● **Your objective**
Repeat, exactly and completely, the material that follows. Omit the pictures.

— begin Records for the exercise —

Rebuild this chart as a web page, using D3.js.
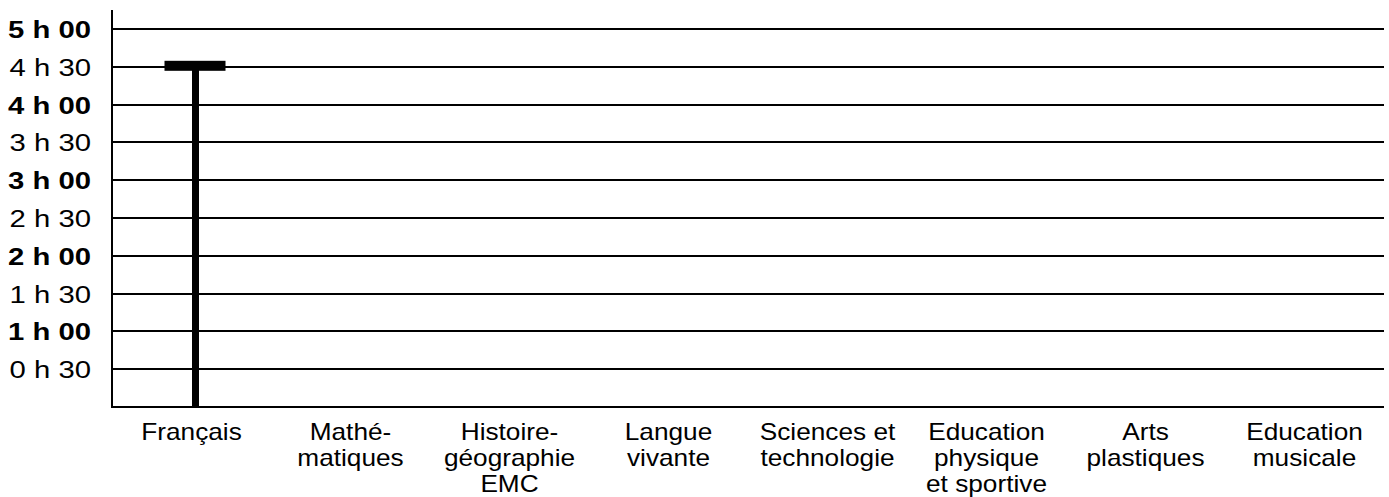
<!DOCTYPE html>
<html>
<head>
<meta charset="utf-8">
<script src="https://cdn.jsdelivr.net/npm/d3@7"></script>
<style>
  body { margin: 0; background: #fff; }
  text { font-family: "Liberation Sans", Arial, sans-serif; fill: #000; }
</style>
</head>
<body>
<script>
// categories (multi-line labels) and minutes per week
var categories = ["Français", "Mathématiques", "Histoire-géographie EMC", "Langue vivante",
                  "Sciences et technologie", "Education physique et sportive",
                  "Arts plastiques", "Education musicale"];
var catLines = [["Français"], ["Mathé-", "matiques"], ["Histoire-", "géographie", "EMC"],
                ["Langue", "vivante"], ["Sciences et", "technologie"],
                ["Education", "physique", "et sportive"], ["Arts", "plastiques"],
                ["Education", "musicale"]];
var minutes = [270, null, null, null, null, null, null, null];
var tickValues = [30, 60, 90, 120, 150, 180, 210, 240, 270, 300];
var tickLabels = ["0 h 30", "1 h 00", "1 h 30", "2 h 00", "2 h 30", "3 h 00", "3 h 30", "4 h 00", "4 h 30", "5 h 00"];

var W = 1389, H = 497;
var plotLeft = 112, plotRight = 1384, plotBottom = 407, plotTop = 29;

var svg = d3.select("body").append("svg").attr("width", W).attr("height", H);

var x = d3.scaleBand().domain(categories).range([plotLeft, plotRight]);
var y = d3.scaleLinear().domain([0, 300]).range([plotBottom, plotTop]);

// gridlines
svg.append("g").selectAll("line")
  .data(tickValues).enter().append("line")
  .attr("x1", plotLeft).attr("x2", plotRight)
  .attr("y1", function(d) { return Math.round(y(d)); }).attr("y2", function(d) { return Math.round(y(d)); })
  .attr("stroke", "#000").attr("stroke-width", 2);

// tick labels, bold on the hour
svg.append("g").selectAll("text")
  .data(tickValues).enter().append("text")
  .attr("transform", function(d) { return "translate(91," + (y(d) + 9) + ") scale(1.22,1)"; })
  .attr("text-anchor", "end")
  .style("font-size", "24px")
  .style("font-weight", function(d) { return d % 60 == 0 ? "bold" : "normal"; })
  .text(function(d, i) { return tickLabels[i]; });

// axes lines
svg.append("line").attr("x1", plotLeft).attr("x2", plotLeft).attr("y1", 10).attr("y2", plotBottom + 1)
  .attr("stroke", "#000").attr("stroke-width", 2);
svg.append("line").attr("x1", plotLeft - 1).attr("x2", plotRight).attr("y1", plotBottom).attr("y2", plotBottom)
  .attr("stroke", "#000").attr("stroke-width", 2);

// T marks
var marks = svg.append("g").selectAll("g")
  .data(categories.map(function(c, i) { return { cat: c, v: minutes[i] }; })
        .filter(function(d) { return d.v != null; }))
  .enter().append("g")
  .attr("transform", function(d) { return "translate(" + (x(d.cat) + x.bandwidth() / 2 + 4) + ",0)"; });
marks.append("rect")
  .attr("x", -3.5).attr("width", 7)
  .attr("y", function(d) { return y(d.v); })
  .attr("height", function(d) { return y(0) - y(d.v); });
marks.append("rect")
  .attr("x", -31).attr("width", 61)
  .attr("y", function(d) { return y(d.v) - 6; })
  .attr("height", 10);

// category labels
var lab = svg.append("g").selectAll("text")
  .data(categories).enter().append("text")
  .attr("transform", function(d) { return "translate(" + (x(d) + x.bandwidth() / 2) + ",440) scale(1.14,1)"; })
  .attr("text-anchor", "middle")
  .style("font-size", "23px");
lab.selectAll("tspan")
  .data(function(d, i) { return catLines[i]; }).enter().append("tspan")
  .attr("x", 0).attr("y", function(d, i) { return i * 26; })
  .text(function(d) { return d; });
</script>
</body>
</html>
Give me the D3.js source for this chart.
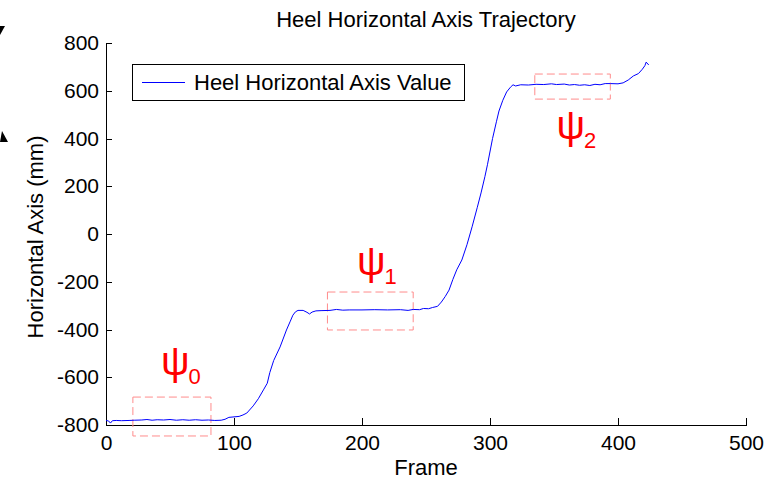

— end Records for the exercise —

● **Output for this task**
Rebuild this chart as a web page, using D3.js.
<!DOCTYPE html>
<html>
<head>
<meta charset="utf-8">
<script src="https://cdn.jsdelivr.net/npm/d3@7"></script>
<style>
  body { margin: 0; background: #fff; }
  text { font-family: "Liberation Sans", Arial, sans-serif; fill: #000; }
</style>
</head>
<body>
<script>
// categories (multi-line labels) and minutes per week
var categories = ["Français", "Mathématiques", "Histoire-géographie EMC", "Langue vivante",
                  "Sciences et technologie", "Education physique et sportive",
                  "Arts plastiques", "Education musicale"];
var catLines = [["Français"], ["Mathé-", "matiques"], ["Histoire-", "géographie", "EMC"],
                ["Langue", "vivante"], ["Sciences et", "technologie"],
                ["Education", "physique", "et sportive"], ["Arts", "plastiques"],
                ["Education", "musicale"]];
var minutes = [270, null, null, null, null, null, null, null];
var tickValues = [30, 60, 90, 120, 150, 180, 210, 240, 270, 300];
var tickLabels = ["0 h 30", "1 h 00", "1 h 30", "2 h 00", "2 h 30", "3 h 00", "3 h 30", "4 h 00", "4 h 30", "5 h 00"];

var W = 1389, H = 497;
var plotLeft = 112, plotRight = 1384, plotBottom = 407, plotTop = 29;

var svg = d3.select("body").append("svg").attr("width", W).attr("height", H);

var x = d3.scaleBand().domain(categories).range([plotLeft, plotRight]);
var y = d3.scaleLinear().domain([0, 300]).range([plotBottom, plotTop]);

// gridlines
svg.append("g").selectAll("line")
  .data(tickValues).enter().append("line")
  .attr("x1", plotLeft).attr("x2", plotRight)
  .attr("y1", function(d) { return Math.round(y(d)); }).attr("y2", function(d) { return Math.round(y(d)); })
  .attr("stroke", "#000").attr("stroke-width", 2);

// tick labels, bold on the hour
svg.append("g").selectAll("text")
  .data(tickValues).enter().append("text")
  .attr("transform", function(d) { return "translate(91," + (y(d) + 9) + ") scale(1.22,1)"; })
  .attr("text-anchor", "end")
  .style("font-size", "24px")
  .style("font-weight", function(d) { return d % 60 == 0 ? "bold" : "normal"; })
  .text(function(d, i) { return tickLabels[i]; });

// axes lines
svg.append("line").attr("x1", plotLeft).attr("x2", plotLeft).attr("y1", 10).attr("y2", plotBottom + 1)
  .attr("stroke", "#000").attr("stroke-width", 2);
svg.append("line").attr("x1", plotLeft - 1).attr("x2", plotRight).attr("y1", plotBottom).attr("y2", plotBottom)
  .attr("stroke", "#000").attr("stroke-width", 2);

// T marks
var marks = svg.append("g").selectAll("g")
  .data(categories.map(function(c, i) { return { cat: c, v: minutes[i] }; })
        .filter(function(d) { return d.v != null; }))
  .enter().append("g")
  .attr("transform", function(d) { return "translate(" + (x(d.cat) + x.bandwidth() / 2 + 4) + ",0)"; });
marks.append("rect")
  .attr("x", -3.5).attr("width", 7)
  .attr("y", function(d) { return y(d.v); })
  .attr("height", function(d) { return y(0) - y(d.v); });
marks.append("rect")
  .attr("x", -31).attr("width", 61)
  .attr("y", function(d) { return y(d.v) - 6; })
  .attr("height", 10);

// category labels
var lab = svg.append("g").selectAll("text")
  .data(categories).enter().append("text")
  .attr("transform", function(d) { return "translate(" + (x(d) + x.bandwidth() / 2) + ",440) scale(1.14,1)"; })
  .attr("text-anchor", "middle")
  .style("font-size", "23px");
lab.selectAll("tspan")
  .data(function(d, i) { return catLines[i]; }).enter().append("tspan")
  .attr("x", 0).attr("y", function(d, i) { return i * 26; })
  .text(function(d) { return d; });
</script>
</body>
</html>
Give me the D3.js source for this chart.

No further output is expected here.